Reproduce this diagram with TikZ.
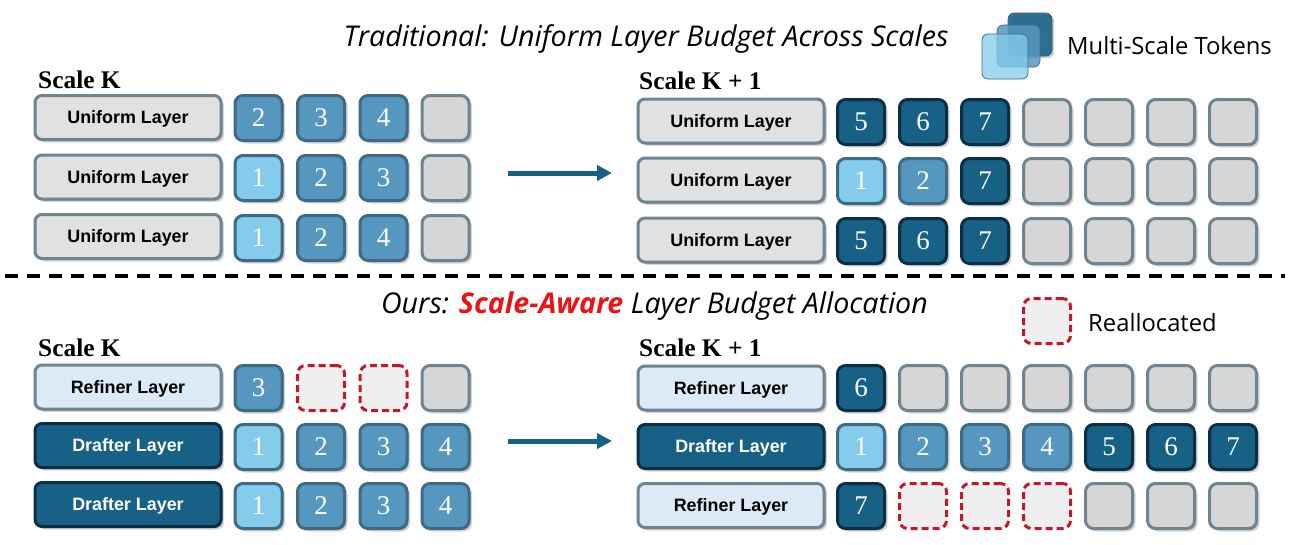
\documentclass[tikz,border=0pt]{standalone}
\usepackage{fontspec}
\setmainfont{Liberation Serif}
\setsansfont{Liberation Sans}
\newfontfamily\titlefont{Open Sans}
\usepackage{xcolor}
\usetikzlibrary{arrows.meta,shadows}
\definecolor{tokenlight}{RGB}{132,203,236}
\definecolor{tokenmid}{RGB}{85,151,190}
\definecolor{tokendark}{RGB}{23,97,135}
\definecolor{edgemid}{RGB}{63,106,133}
\definecolor{edgedark}{RGB}{11,47,69}
\definecolor{edgegrey}{RGB}{111,131,144}
\definecolor{idlegrey}{RGB}{214,214,214}
\definecolor{uniformgrey}{RGB}{225,225,225}
\definecolor{refinerblue}{RGB}{220,233,246}
\definecolor{freegrey}{RGB}{239,239,239}
\definecolor{realred}{RGB}{195,23,42}
\definecolor{awarered}{RGB}{235,20,20}
\tikzset{
  softshadow/.style={drop shadow={shadow xshift=3pt,shadow yshift=-3pt,opacity=.16,fill=black},
    drop shadow={shadow xshift=1.5pt,shadow yshift=-1.5pt,opacity=.22,fill=black}},
  tokenbase/.style={rectangle,rounded corners=8pt,line width=3pt,minimum width=47pt,minimum height=45pt,
    inner sep=0pt,text=white,font=\fontsize{27}{30}\selectfont},
  tokenA/.style={tokenbase,softshadow,draw=edgemid,fill=tokenlight},
  tokenB/.style={tokenbase,softshadow,draw=edgemid,fill=tokenmid},
  tokenC/.style={tokenbase,softshadow,draw=edgedark,fill=tokendark},
  tokenE/.style={tokenbase,softshadow,draw=edgegrey,fill=idlegrey},
  tokenF/.style={tokenbase,draw=realred,fill=freegrey,dash pattern=on 7pt off 4pt},
  layerbase/.style={rectangle,rounded corners=7pt,line width=3pt,minimum width=186pt,minimum height=44pt,
    inner sep=0pt,text height=12.9pt,text depth=0pt,softshadow,font=\sffamily\bfseries\fontsize{17.9}{20}\selectfont},
  layerU/.style={layerbase,draw=edgegrey,fill=uniformgrey,text=black},
  layerR/.style={layerbase,draw=edgegrey,fill=refinerblue,text=black},
  layerD/.style={layerbase,draw=edgedark,fill=tokendark,text=white},
  scalelabel/.style={anchor=west,inner sep=0pt,font=\rmfamily\bfseries\fontsize{25.4}{28}\selectfont},
  headline/.style={inner sep=0pt,font=\titlefont\itshape\fontsize{28.6}{32}\selectfont},
  legendtext/.style={anchor=west,inner sep=0pt,font=\titlefont\fontsize{23.8}{28}\selectfont},
  flowarrow/.style={-{Triangle[length=15pt,width=15pt]},line width=5pt,tokendark},
}
\begin{document}
\begin{tikzpicture}[x=1pt,y=-1pt]
    \useasboundingbox (0,0) rectangle (1292,544);
    % Titles
    \node[headline] (titletop) at (646,38.5) {Traditional: Uniform Layer Budget Across Scales};
    \node[headline] (titlebot) at (654.5,306.5) {Ours: {\bfseries\color{awarered}Scale-Aware} Layer Budget Allocation};
    % Legend stack
    \node[rectangle,rounded corners=6pt,draw=edgedark!80,line width=.6pt,fill=tokendark,fill opacity=.88,
      minimum width=44pt,minimum height=43pt,drop shadow={shadow xshift=2pt,shadow yshift=-2pt,opacity=.2,fill=black}] (stackback) at (1030,34.5) {};
    \node[rectangle,rounded corners=6pt,draw=edgemid,line width=.6pt,fill=tokenmid,fill opacity=.85,
      minimum width=43pt,minimum height=42pt] (stackmid) at (1018.5,46) {};
    \node[rectangle,rounded corners=6pt,draw=edgemid,line width=.8pt,fill=tokenlight,fill opacity=.75,
      minimum width=46pt,minimum height=45pt] (stackfront) at (1005,56.5) {};
    \node[legendtext] (stacktext) at (1067,46) {Multi-Scale Tokens};
    % Legend reallocated
    \node[tokenF] (legendfree) at (1047,321) {};
    \node[legendtext] (freetext) at (1088,323) {Reallocated};
    % Scale labels
    \node[scalelabel] (scaleA) at (38,80) {Scale K};
    \node[scalelabel] (scaleB) at (639,81) {Scale K + 1};
    \node[scalelabel] (scaleC) at (38,348) {Scale K};
    \node[scalelabel] (scaleD) at (639,348) {Scale K + 1};
    % Separator
    \coordinate (sepL) at (5,276);
    \coordinate (sepR) at (1285,276);
    \draw[line width=3.2pt,dash pattern=on 13pt off 9pt] (sepL) -- (sepR);
    % Layer boxes
    \foreach \yy/\kind/\lab/\nm in {117.5/U/Uniform/a,177/U/Uniform/b,236.5/U/Uniform/c,
                                    387/R/Refiner/g,445.5/D/Drafter/h,504.5/D/Drafter/i}
      \node[layer\kind] (layer\nm) at (128,\yy) {\lab{} Layer};
    \foreach \yy/\kind/\lab/\nm in {121/U/Uniform/d,180/U/Uniform/e,240/U/Uniform/f,
                                    388/R/Refiner/j,446.5/D/Drafter/k,505.5/R/Refiner/l}
      \node[layer\kind] (layer\nm) at (731,\yy) {\lab{} Layer};
    % Left token grids
    \foreach \col/\xx in {1/258.5,2/321,3/383.5,4/445.5}{
      \foreach \nm/\yy in {a/118,b/178,c/238,g/388,h/447,i/506}
        \coordinate (slot\nm\col) at (\xx,\yy);
    }
    % Right token grids
    \foreach \col/\xx in {1/861,2/923,3/985,4/1047,5/1109,6/1171,7/1233}{
      \foreach \nm/\yy in {d/122,e/181,f/241,j/388,k/447,l/506}
        \coordinate (slot\nm\col) at (\xx,\yy);
    }
    % Tokens: slot / style / number
    \foreach \slot/\kind/\lab in {a1/B/2,a2/B/3,a3/B/4,a4/E/,
                                  b1/A/1,b2/B/2,b3/B/3,b4/E/,
                                  c1/A/1,c2/B/2,c3/B/4,c4/E/,
                                  g1/B/3,g2/F/,g3/F/,g4/E/,
                                  h1/A/1,h2/B/2,h3/B/3,h4/B/4,
                                  i1/A/1,i2/B/2,i3/B/3,i4/B/4,
                                  d1/C/5,d2/C/6,d3/C/7,d4/E/,d5/E/,d6/E/,d7/E/,
                                  e1/A/1,e2/B/2,e3/C/7,e4/E/,e5/E/,e6/E/,e7/E/,
                                  f1/C/5,f2/C/6,f3/C/7,f4/E/,f5/E/,f6/E/,f7/E/,
                                  j1/C/6,j2/E/,j3/E/,j4/E/,j5/E/,j6/E/,j7/E/,
                                  k1/A/1,k2/B/2,k3/B/3,k4/B/4,k5/C/5,k6/C/6,k7/C/7,
                                  l1/C/7,l2/F/,l3/F/,l4/F/,l5/E/,l6/E/,l7/E/}
      \node[token\kind] (tok\slot) at (slot\slot) {\lab};
    % Flow arrows
    \coordinate (flowAs) at (508,173);
    \coordinate (flowAe) at (612,173);
    \coordinate (flowBs) at (508,441);
    \coordinate (flowBe) at (612,441);
    \draw[flowarrow] (flowAs) -- (flowAe);
    \draw[flowarrow] (flowBs) -- (flowBe);
\end{tikzpicture}
\end{document}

^^^^^^^^^^^^^^^^

• **WHAT YOU HAVE TO DO**: Reproduce all of the material exactly, apart from the pictures.

• **SOLUTION TO THIS EXERCISE**:
Reproduce this diagram with TikZ.
\documentclass[tikz,border=0pt]{standalone}
\usepackage{fontspec}
\setmainfont{Liberation Serif}
\setsansfont{Liberation Sans}
\newfontfamily\titlefont{Open Sans}
\usepackage{xcolor}
\usetikzlibrary{arrows.meta,shadows}
\definecolor{tokenlight}{RGB}{132,203,236}
\definecolor{tokenmid}{RGB}{85,151,190}
\definecolor{tokendark}{RGB}{23,97,135}
\definecolor{edgemid}{RGB}{63,106,133}
\definecolor{edgedark}{RGB}{11,47,69}
\definecolor{edgegrey}{RGB}{111,131,144}
\definecolor{idlegrey}{RGB}{214,214,214}
\definecolor{uniformgrey}{RGB}{225,225,225}
\definecolor{refinerblue}{RGB}{220,233,246}
\definecolor{freegrey}{RGB}{239,239,239}
\definecolor{realred}{RGB}{195,23,42}
\definecolor{awarered}{RGB}{235,20,20}
\tikzset{
  softshadow/.style={drop shadow={shadow xshift=3pt,shadow yshift=-3pt,opacity=.16,fill=black},
    drop shadow={shadow xshift=1.5pt,shadow yshift=-1.5pt,opacity=.22,fill=black}},
  tokenbase/.style={rectangle,rounded corners=8pt,line width=3pt,minimum width=47pt,minimum height=45pt,
    inner sep=0pt,text=white,font=\fontsize{27}{30}\selectfont},
  tokenA/.style={tokenbase,softshadow,draw=edgemid,fill=tokenlight},
  tokenB/.style={tokenbase,softshadow,draw=edgemid,fill=tokenmid},
  tokenC/.style={tokenbase,softshadow,draw=edgedark,fill=tokendark},
  tokenE/.style={tokenbase,softshadow,draw=edgegrey,fill=idlegrey},
  tokenF/.style={tokenbase,draw=realred,fill=freegrey,dash pattern=on 7pt off 4pt},
  layerbase/.style={rectangle,rounded corners=7pt,line width=3pt,minimum width=186pt,minimum height=44pt,
    inner sep=0pt,text height=12.9pt,text depth=0pt,softshadow,font=\sffamily\bfseries\fontsize{17.9}{20}\selectfont},
  layerU/.style={layerbase,draw=edgegrey,fill=uniformgrey,text=black},
  layerR/.style={layerbase,draw=edgegrey,fill=refinerblue,text=black},
  layerD/.style={layerbase,draw=edgedark,fill=tokendark,text=white},
  scalelabel/.style={anchor=west,inner sep=0pt,font=\rmfamily\bfseries\fontsize{25.4}{28}\selectfont},
  headline/.style={inner sep=0pt,font=\titlefont\itshape\fontsize{28.6}{32}\selectfont},
  legendtext/.style={anchor=west,inner sep=0pt,font=\titlefont\fontsize{23.8}{28}\selectfont},
  flowarrow/.style={-{Triangle[length=15pt,width=15pt]},line width=5pt,tokendark},
}
\begin{document}
\begin{tikzpicture}[x=1pt,y=-1pt]
    \useasboundingbox (0,0) rectangle (1292,544);
    % Titles
    \node[headline] (titletop) at (646,38.5) {Traditional: Uniform Layer Budget Across Scales};
    \node[headline] (titlebot) at (654.5,306.5) {Ours: {\bfseries\color{awarered}Scale-Aware} Layer Budget Allocation};
    % Legend stack
    \node[rectangle,rounded corners=6pt,draw=edgedark!80,line width=.6pt,fill=tokendark,fill opacity=.88,
      minimum width=44pt,minimum height=43pt,drop shadow={shadow xshift=2pt,shadow yshift=-2pt,opacity=.2,fill=black}] (stackback) at (1030,34.5) {};
    \node[rectangle,rounded corners=6pt,draw=edgemid,line width=.6pt,fill=tokenmid,fill opacity=.85,
      minimum width=43pt,minimum height=42pt] (stackmid) at (1018.5,46) {};
    \node[rectangle,rounded corners=6pt,draw=edgemid,line width=.8pt,fill=tokenlight,fill opacity=.75,
      minimum width=46pt,minimum height=45pt] (stackfront) at (1005,56.5) {};
    \node[legendtext] (stacktext) at (1067,46) {Multi-Scale Tokens};
    % Legend reallocated
    \node[tokenF] (legendfree) at (1047,321) {};
    \node[legendtext] (freetext) at (1088,323) {Reallocated};
    % Scale labels
    \node[scalelabel] (scaleA) at (38,80) {Scale K};
    \node[scalelabel] (scaleB) at (639,81) {Scale K + 1};
    \node[scalelabel] (scaleC) at (38,348) {Scale K};
    \node[scalelabel] (scaleD) at (639,348) {Scale K + 1};
    % Separator
    \coordinate (sepL) at (5,276);
    \coordinate (sepR) at (1285,276);
    \draw[line width=3.2pt,dash pattern=on 13pt off 9pt] (sepL) -- (sepR);
    % Layer boxes
    \foreach \yy/\kind/\lab/\nm in {117.5/U/Uniform/a,177/U/Uniform/b,236.5/U/Uniform/c,
                                    387/R/Refiner/g,445.5/D/Drafter/h,504.5/D/Drafter/i}
      \node[layer\kind] (layer\nm) at (128,\yy) {\lab{} Layer};
    \foreach \yy/\kind/\lab/\nm in {121/U/Uniform/d,180/U/Uniform/e,240/U/Uniform/f,
                                    388/R/Refiner/j,446.5/D/Drafter/k,505.5/R/Refiner/l}
      \node[layer\kind] (layer\nm) at (731,\yy) {\lab{} Layer};
    % Left token grids
    \foreach \col/\xx in {1/258.5,2/321,3/383.5,4/445.5}{
      \foreach \nm/\yy in {a/118,b/178,c/238,g/388,h/447,i/506}
        \coordinate (slot\nm\col) at (\xx,\yy);
    }
    % Right token grids
    \foreach \col/\xx in {1/861,2/923,3/985,4/1047,5/1109,6/1171,7/1233}{
      \foreach \nm/\yy in {d/122,e/181,f/241,j/388,k/447,l/506}
        \coordinate (slot\nm\col) at (\xx,\yy);
    }
    % Tokens: slot / style / number
    \foreach \slot/\kind/\lab in {a1/B/2,a2/B/3,a3/B/4,a4/E/,
                                  b1/A/1,b2/B/2,b3/B/3,b4/E/,
                                  c1/A/1,c2/B/2,c3/B/4,c4/E/,
                                  g1/B/3,g2/F/,g3/F/,g4/E/,
                                  h1/A/1,h2/B/2,h3/B/3,h4/B/4,
                                  i1/A/1,i2/B/2,i3/B/3,i4/B/4,
                                  d1/C/5,d2/C/6,d3/C/7,d4/E/,d5/E/,d6/E/,d7/E/,
                                  e1/A/1,e2/B/2,e3/C/7,e4/E/,e5/E/,e6/E/,e7/E/,
                                  f1/C/5,f2/C/6,f3/C/7,f4/E/,f5/E/,f6/E/,f7/E/,
                                  j1/C/6,j2/E/,j3/E/,j4/E/,j5/E/,j6/E/,j7/E/,
                                  k1/A/1,k2/B/2,k3/B/3,k4/B/4,k5/C/5,k6/C/6,k7/C/7,
                                  l1/C/7,l2/F/,l3/F/,l4/F/,l5/E/,l6/E/,l7/E/}
      \node[token\kind] (tok\slot) at (slot\slot) {\lab};
    % Flow arrows
    \coordinate (flowAs) at (508,173);
    \coordinate (flowAe) at (612,173);
    \coordinate (flowBs) at (508,441);
    \coordinate (flowBe) at (612,441);
    \draw[flowarrow] (flowAs) -- (flowAe);
    \draw[flowarrow] (flowBs) -- (flowBe);
\end{tikzpicture}
\end{document}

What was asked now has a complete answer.